Item one: quality. If the food doesn’t taste good, a restaurant won’t be successful. Bottom line. However, in 2024, taste is a commodity. Wheat, sugar, even milk: those are traditional commodities. The quality of these raw ingredients plays a big part in differentiating outcomes. Bread using better wheat and better sugar is going to taste preferable to an alternative with inferior composition. What happens, then, when two products use identical high-quality ingredients? This is where "food intelligence" comes into play, encompassing everything from a chef's choice of recipes to their expertise in determining when the bread is baked, so to speak.
Traditionally, culinary expertise, or “intelligence alpha,” was highly valued. This expertise, however, is no longer exclusive to experienced chefs. For instance, many prefer a Sweetgreen bowl to a meal prepared by an experienced chef at the same price point. That Sweetgreen bowl may very well have been assembled by an automated robotic arm. Non-experiential dining has reached a scale where the art of producing sufficiently “tasty” food is largely demystified. Marginal gain in taste for a consumer from experimenting with lunch options is narrowing to zero. Cooking intelligence, once a prized attribute, is accessible. This shift indicates that the nuances of taste and food preparation are no longer as significant as they used to be.
Speed, like quality, has transitioned from being a distinctive advantage to a baseline expectation. Initially, the allure of these “bowl restaurants” was their ability to deliver high-quality meals swiftly. The promise was a good meal served fast. However, this speed advantage is diminishing in value. The growing prevalence of fast-casual dining options, coupled with the ubiquity of delivery services, has reduced the significance of time as a demarcator. Ordering Chipotle via DoorDash may save about ten minutes compared to other options, but the delivery for most restaurants takes between thirty to forty minutes anyway. Consequently, the aspect of immediate access has become a standard in the industry.
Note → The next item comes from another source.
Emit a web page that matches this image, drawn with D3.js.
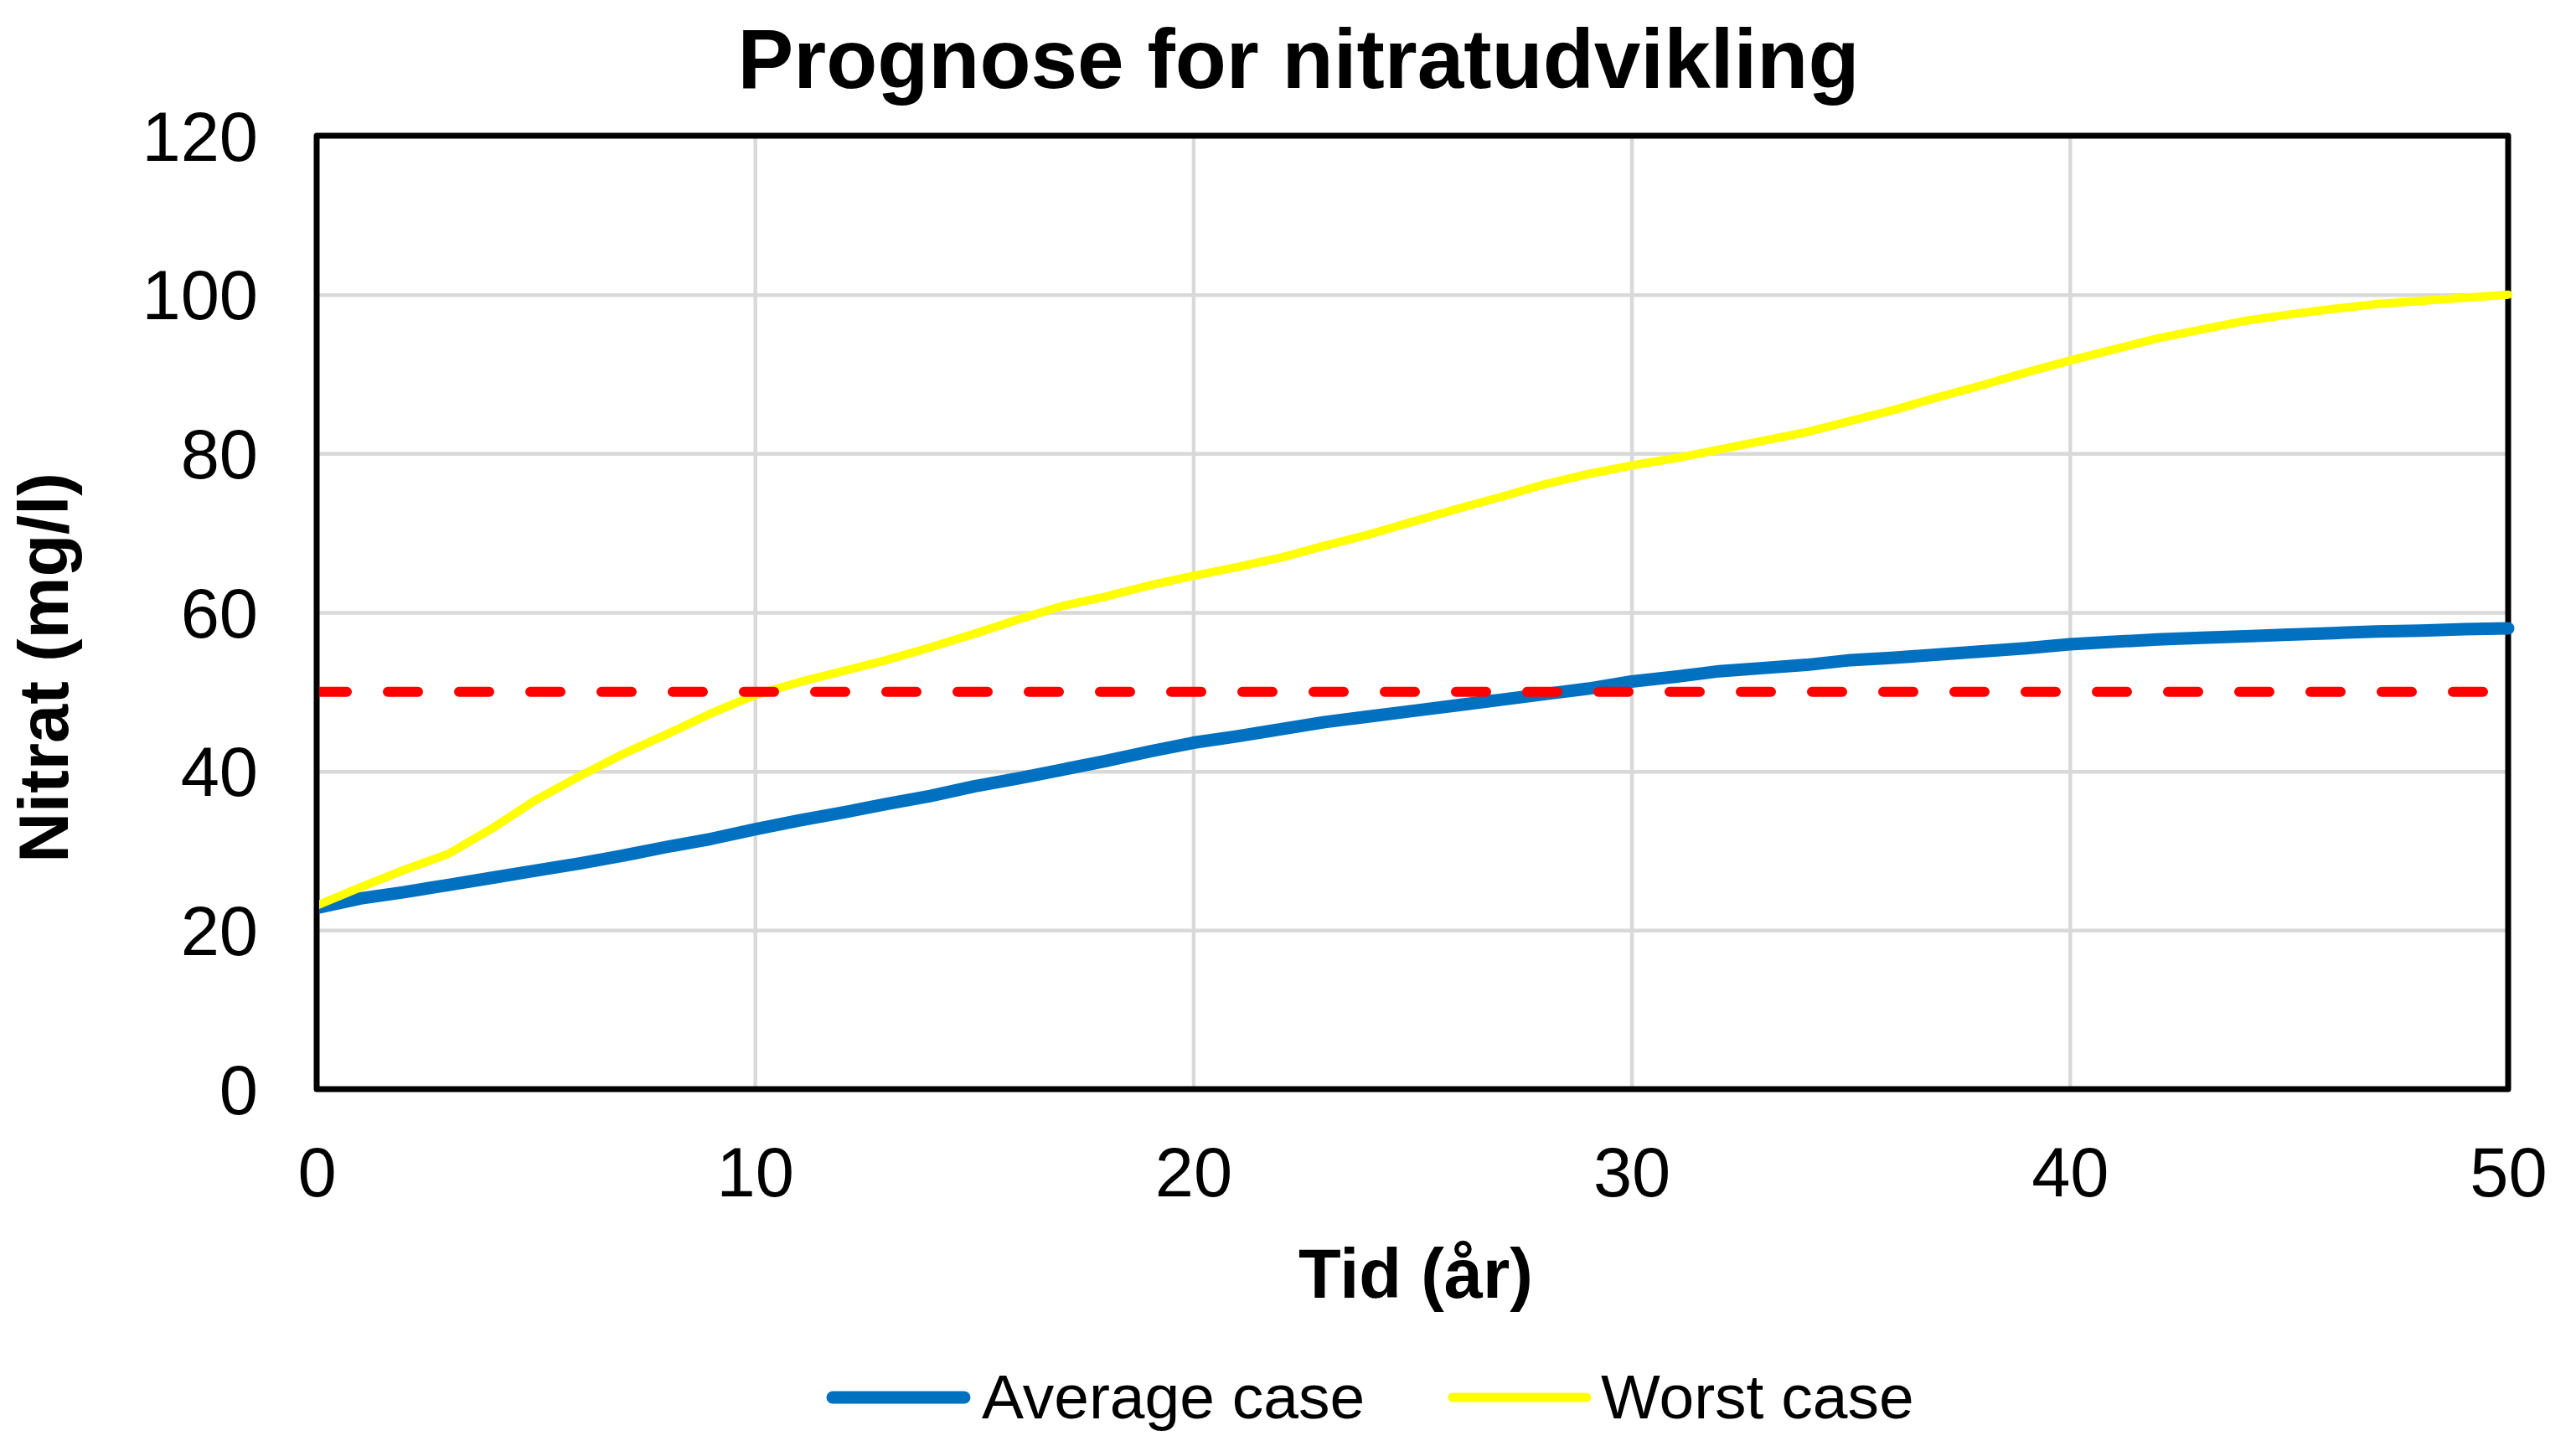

This leaves the brand. In a market saturated with options that offer tasty, fast, and reasonably priced meals, the decision-making process for daily dining has shifted towards perception and marketing. Bowl restaurants cultivate trust with their audience, encouraging repeat visits for familiar favorites. To stand out in this crowded market, restaurants must engage in effective marketing. This includes appealing design, strong visuals of their dishes, and an active social media presence. Building a strong brand identity is now crucial. With numerous establishments offering the same chicken and grain bowls, the challenge for each is to answer: Why should consumers choose yours?